Entries with chart source code
▬▬▬▬▬▬▬▬▬▬

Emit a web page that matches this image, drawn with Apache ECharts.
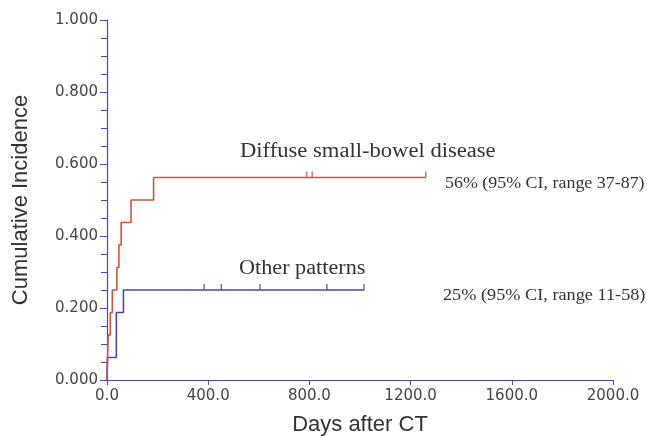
<!DOCTYPE html>
<html>
<head>
<meta charset="utf-8">
<script src="https://cdn.jsdelivr.net/npm/echarts@6/dist/echarts.min.js"></script>
<style>
  html, body { margin: 0; padding: 0; background: #fff; }
  #chart { width: 647px; height: 436px; }
</style>
</head>
<body>
<div id="chart"></div>
<script>
// event times (days) and cumulative incidence after each event
const diffuseDays = [0, 2, 5, 13, 21, 39, 47, 56, 95, 184, 1260]
const diffuseInc = [0, 0.0625, 0.125, 0.1875, 0.25, 0.3125, 0.375, 0.4375, 0.5, 0.5625, 0.5625]
const diffuseCensored = [789, 811, 1260]

const otherDays = [0, 2, 37, 65, 1016]
const otherInc = [0, 0.0625, 0.1875, 0.25, 0.25]
const otherCensored = [384, 452, 605, 869, 1016]

const xTicks = [0, 400, 800, 1200, 1600, 2000]
const yTicks = [0, 0.2, 0.4, 0.6, 0.8, 1.0]

const redColor = '#c4593b'
const blueColor = '#4a47a8'
const axisColor = '#4a47a8'

function pairs(xs, ys) {
  return xs.map((x, i) => [x, ys[i]])
}
// censor marks sit on the curve level at that time
function censorPoints(times, xs, ys) {
  return times.map(t => {
    let v = 0
    for (let i = 0; i < xs.length; i++) {
      if (xs[i] <= t) v = ys[i]
    }
    return [t, v]
  })
}

const chart = echarts.init(document.getElementById('chart'))
const serif = '"Liberation Serif", "Times New Roman", serif'
const sans = '"Liberation Sans", Arial, sans-serif'
const tickFont = '"DejaVu Sans", sans-serif'

chart.setOption({
  animation: false,
  backgroundColor: '#fff',
  grid: { left: 107, right: 34, top: 20, bottom: 56, outerBoundsMode: 'none', containLabel: false },
  xAxis: {
    type: 'value',
    min: xTicks[0],
    max: xTicks[xTicks.length - 1],
    interval: 400,
    name: 'Days after CT',
    nameLocation: 'middle',
    nameGap: 34,
    nameTextStyle: { fontFamily: sans, fontSize: 22, color: '#333' },
    axisLine: { show: true, onZero: false, lineStyle: { color: axisColor, width: 1.2 } },
    axisTick: { show: true, length: 5, lineStyle: { color: axisColor } },
    axisLabel: {
      fontFamily: tickFont, fontSize: 15, color: '#444', margin: 9,
      formatter: v => v.toFixed(1)
    },
    splitLine: { show: false }
  },
  yAxis: {
    type: 'value',
    min: yTicks[0],
    max: yTicks[yTicks.length - 1],
    interval: 0.2,
    name: 'Cumulative Incidence',
    nameLocation: 'middle',
    nameGap: 75,
    nameTextStyle: { fontFamily: sans, fontSize: 22, color: '#333' },
    axisLine: { show: true, onZero: false, lineStyle: { color: axisColor, width: 1.2 } },
    axisTick: { show: true, length: 7, lineStyle: { color: axisColor } },
    minorTick: { show: true, splitNumber: 4, length: 6, lineStyle: { color: axisColor } },
    axisLabel: {
      fontFamily: tickFont, fontSize: 15, color: '#444', margin: 9,
      formatter: v => v.toFixed(3)
    },
    splitLine: { show: false }
  },
  graphic: [
    { type: 'text', x: 240, y: 142, scaleX: 1.13, style: { text: 'Diffuse small-bowel disease', font: '20px ' + serif, fill: '#333' } },
    { type: 'text', x: 239, y: 259, scaleX: 1.11, style: { text: 'Other patterns', font: '20px ' + serif, fill: '#333' } },
    { type: 'text', x: 445, y: 176, scaleX: 1.12, style: { text: '56% (95% CI, range 37-87)', font: '16px ' + serif, fill: '#333' } },
    { type: 'text', x: 443, y: 288, scaleX: 1.14, style: { text: '25% (95% CI, range 11-58)', font: '16px ' + serif, fill: '#333' } }
  ],
  series: [
    {
      name: 'Diffuse small-bowel disease',
      type: 'line',
      step: 'end',
      data: pairs(diffuseDays, diffuseInc),
      symbol: 'none',
      lineStyle: { color: redColor, width: 1.6 },
      z: 3
    },
    {
      name: 'Other patterns',
      type: 'line',
      step: 'end',
      data: pairs(otherDays, otherInc),
      symbol: 'none',
      lineStyle: { color: blueColor, width: 1.6 },
      z: 2
    },
    {
      type: 'scatter',
      data: censorPoints(diffuseCensored, diffuseDays, diffuseInc),
      symbol: 'rect',
      symbolSize: [1.5, 6],
      symbolOffset: [0, -3],
      itemStyle: { color: redColor },
      z: 3
    },
    {
      type: 'scatter',
      data: censorPoints(otherCensored, otherDays, otherInc),
      symbol: 'rect',
      symbolSize: [1.5, 6],
      symbolOffset: [0, -3],
      itemStyle: { color: blueColor },
      z: 3
    }
  ]
})
</script>
</body>
</html>
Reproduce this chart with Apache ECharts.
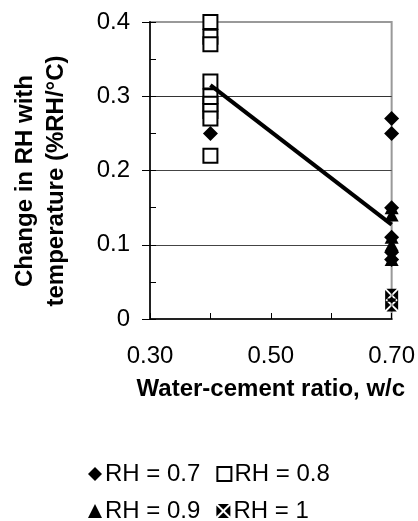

▬▬▬▬▬▬▬▬▬▬

▶ Written problem
Find each line holding the string "Apache" and copy it out.

▶ Finished exercise
Emit a web page that matches this image, drawn with Apache ECharts.
Reproduce this chart with Apache ECharts.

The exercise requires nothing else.